- **WHAT TO WORK ON**
In the entries that follow, the first line to write out is the one containing "Write a Python", and the last is the one containing "X_START, X_STOP = -1.0, 1.5". Reproduce that stretch exactly, with nothing before or after it.

Entries with chart source code:
────

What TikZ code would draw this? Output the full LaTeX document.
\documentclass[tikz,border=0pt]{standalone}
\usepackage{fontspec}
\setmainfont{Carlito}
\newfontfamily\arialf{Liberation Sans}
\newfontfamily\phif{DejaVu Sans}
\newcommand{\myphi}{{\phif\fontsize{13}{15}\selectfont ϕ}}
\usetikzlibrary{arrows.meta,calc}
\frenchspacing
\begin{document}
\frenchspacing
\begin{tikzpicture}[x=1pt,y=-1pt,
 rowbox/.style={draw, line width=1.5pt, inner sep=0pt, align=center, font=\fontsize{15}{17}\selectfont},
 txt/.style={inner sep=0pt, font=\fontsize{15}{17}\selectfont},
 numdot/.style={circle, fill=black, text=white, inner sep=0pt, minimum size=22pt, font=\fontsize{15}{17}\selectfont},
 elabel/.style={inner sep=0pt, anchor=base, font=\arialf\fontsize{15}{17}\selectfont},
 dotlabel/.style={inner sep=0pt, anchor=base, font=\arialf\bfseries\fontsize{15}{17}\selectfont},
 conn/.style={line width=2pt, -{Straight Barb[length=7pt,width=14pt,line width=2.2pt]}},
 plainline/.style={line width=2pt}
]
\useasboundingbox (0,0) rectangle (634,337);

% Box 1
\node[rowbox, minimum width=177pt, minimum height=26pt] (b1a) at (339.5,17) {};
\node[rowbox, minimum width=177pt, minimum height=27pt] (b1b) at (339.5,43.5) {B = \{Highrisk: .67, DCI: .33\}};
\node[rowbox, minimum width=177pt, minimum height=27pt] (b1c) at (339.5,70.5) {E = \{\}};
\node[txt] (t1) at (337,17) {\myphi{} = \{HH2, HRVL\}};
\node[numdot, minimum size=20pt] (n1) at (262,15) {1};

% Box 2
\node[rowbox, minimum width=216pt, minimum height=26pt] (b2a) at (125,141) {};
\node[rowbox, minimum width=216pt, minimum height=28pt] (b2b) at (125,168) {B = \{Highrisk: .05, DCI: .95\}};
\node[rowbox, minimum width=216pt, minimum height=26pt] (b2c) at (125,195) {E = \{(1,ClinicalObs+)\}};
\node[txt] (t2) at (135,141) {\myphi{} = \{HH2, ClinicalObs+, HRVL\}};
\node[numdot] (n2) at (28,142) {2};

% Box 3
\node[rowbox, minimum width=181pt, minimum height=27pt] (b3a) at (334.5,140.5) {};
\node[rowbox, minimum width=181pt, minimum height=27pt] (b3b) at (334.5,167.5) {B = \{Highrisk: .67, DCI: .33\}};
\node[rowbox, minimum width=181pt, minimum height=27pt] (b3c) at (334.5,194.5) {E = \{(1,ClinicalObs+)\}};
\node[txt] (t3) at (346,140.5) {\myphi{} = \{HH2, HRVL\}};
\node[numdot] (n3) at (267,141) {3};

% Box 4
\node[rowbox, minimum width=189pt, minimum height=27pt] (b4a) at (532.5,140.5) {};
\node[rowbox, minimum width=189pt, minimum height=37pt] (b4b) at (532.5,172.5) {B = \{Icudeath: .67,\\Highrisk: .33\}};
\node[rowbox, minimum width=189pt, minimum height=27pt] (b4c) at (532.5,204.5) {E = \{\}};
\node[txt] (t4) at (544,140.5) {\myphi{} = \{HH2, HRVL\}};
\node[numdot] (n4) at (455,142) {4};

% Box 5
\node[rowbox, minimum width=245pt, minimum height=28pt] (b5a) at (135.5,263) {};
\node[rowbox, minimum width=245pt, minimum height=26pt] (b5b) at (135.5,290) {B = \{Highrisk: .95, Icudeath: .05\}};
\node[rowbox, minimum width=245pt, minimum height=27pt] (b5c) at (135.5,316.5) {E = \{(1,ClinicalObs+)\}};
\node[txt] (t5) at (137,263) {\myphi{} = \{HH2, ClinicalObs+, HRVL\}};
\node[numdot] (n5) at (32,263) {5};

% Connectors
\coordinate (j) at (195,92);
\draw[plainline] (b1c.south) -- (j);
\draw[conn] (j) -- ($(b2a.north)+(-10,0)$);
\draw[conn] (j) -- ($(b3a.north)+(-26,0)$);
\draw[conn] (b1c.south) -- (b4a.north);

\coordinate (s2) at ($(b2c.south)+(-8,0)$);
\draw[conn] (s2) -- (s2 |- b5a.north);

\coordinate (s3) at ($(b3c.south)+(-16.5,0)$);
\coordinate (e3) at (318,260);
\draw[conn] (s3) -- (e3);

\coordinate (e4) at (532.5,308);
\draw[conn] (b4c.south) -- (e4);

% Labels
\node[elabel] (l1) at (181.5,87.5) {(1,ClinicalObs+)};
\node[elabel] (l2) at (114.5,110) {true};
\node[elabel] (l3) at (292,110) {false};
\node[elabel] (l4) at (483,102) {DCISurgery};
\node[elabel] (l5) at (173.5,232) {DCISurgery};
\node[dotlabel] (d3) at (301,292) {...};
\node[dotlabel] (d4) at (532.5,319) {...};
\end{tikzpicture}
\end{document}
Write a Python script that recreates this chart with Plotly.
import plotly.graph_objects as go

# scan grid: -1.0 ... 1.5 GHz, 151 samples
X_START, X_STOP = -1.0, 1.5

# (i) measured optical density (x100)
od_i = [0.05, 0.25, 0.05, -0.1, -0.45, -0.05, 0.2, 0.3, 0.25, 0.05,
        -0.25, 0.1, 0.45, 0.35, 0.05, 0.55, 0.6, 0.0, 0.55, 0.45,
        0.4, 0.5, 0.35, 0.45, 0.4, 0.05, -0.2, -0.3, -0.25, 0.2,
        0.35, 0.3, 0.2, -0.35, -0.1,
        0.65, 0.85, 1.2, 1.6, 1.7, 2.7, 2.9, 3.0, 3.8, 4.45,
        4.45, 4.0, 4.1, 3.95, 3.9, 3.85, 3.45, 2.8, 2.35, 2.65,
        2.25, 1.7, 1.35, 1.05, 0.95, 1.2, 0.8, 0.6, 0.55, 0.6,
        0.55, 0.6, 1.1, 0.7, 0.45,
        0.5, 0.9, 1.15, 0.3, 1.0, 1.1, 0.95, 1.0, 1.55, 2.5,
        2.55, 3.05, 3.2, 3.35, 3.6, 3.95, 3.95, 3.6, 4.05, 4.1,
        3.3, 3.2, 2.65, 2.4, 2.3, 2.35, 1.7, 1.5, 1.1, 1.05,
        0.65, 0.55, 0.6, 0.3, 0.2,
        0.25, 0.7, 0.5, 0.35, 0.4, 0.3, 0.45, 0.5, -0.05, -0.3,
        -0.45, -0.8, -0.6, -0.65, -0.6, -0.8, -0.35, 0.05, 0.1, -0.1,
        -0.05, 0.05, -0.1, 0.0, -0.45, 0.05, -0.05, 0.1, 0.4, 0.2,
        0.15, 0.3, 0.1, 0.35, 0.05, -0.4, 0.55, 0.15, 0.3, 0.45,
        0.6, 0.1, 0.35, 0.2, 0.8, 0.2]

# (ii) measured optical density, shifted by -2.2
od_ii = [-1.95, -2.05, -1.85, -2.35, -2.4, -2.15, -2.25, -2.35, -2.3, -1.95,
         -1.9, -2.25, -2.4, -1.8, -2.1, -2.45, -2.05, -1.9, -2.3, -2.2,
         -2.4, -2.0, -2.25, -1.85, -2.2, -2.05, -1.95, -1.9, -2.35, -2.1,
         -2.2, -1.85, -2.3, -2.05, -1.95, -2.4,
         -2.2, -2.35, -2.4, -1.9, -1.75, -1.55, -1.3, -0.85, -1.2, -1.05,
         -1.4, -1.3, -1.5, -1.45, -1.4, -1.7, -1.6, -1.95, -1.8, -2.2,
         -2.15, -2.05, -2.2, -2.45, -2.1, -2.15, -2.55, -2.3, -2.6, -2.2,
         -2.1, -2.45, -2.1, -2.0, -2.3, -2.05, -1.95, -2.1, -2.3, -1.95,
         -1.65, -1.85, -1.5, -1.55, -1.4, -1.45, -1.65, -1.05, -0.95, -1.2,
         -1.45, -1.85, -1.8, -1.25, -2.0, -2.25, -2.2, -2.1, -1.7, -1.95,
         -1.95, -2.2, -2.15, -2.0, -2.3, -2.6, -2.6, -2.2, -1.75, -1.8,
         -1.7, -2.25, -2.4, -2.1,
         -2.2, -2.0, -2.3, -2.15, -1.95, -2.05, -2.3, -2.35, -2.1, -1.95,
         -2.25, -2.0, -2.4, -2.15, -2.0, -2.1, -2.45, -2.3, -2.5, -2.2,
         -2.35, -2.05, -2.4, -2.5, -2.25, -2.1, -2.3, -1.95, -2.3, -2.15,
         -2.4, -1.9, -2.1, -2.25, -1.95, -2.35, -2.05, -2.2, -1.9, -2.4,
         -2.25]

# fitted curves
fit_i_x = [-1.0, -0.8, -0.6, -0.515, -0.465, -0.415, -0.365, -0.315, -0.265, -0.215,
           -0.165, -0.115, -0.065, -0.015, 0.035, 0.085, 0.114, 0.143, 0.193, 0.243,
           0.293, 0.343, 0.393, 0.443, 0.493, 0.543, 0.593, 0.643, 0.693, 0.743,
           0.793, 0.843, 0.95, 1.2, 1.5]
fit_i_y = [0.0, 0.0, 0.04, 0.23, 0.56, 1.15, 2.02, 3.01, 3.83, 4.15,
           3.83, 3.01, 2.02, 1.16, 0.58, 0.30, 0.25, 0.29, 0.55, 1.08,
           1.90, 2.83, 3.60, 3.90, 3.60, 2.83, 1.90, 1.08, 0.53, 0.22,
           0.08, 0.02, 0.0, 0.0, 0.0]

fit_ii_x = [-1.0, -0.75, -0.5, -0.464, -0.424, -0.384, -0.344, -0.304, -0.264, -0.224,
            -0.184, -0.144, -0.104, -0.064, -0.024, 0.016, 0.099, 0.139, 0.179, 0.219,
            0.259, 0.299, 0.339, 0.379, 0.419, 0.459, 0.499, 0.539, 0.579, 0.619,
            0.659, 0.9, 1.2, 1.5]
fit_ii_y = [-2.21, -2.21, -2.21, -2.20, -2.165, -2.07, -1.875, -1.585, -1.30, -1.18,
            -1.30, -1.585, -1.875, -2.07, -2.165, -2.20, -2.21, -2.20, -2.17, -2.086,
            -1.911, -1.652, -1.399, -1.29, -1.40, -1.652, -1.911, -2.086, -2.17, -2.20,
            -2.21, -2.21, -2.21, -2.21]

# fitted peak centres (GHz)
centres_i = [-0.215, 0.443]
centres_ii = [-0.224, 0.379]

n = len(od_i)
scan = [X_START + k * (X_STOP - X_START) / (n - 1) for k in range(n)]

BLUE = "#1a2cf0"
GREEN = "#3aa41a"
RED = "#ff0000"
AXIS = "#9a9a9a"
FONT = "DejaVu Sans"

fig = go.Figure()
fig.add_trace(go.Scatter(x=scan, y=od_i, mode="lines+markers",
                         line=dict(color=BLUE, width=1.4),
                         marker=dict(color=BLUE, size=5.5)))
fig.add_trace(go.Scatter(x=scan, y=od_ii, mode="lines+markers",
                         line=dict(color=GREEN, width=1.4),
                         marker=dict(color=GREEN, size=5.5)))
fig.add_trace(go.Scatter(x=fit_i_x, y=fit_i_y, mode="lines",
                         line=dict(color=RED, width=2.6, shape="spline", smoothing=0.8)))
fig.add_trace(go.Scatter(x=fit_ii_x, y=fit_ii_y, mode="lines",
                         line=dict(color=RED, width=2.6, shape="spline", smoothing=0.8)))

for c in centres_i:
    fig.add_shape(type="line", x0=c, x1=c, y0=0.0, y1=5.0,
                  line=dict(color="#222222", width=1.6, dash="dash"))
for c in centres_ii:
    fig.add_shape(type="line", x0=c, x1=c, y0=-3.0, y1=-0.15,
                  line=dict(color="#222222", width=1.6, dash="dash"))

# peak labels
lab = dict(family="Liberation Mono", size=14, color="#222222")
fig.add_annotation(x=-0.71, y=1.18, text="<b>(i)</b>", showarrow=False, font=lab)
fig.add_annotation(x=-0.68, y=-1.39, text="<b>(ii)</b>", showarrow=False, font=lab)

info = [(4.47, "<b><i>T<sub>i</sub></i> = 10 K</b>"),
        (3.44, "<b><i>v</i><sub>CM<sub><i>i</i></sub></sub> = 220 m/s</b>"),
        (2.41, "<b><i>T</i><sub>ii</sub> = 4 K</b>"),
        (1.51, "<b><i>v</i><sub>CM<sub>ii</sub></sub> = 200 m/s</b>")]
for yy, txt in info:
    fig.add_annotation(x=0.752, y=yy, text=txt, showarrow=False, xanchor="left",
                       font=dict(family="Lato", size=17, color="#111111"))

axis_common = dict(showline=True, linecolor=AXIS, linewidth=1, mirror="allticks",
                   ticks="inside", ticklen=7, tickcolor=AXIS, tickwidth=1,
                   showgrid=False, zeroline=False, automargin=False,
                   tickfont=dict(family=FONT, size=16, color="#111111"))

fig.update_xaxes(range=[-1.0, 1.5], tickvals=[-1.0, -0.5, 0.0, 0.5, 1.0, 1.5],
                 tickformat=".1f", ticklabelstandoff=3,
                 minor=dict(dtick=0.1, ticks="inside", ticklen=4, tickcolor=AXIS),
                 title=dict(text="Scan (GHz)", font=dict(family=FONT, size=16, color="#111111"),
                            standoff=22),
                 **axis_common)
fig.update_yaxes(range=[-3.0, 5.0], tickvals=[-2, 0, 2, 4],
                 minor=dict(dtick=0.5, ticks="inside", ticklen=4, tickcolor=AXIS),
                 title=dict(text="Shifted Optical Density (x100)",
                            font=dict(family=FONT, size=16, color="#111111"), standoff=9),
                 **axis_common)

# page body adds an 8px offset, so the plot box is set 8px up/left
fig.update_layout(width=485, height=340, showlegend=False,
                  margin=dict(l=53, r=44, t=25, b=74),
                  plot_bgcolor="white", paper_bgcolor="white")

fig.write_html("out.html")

────

- **PROBLEM SOLUTION**
Write a Python script that recreates this chart with Plotly.
import plotly.graph_objects as go

# scan grid: -1.0 ... 1.5 GHz, 151 samples
X_START, X_STOP = -1.0, 1.5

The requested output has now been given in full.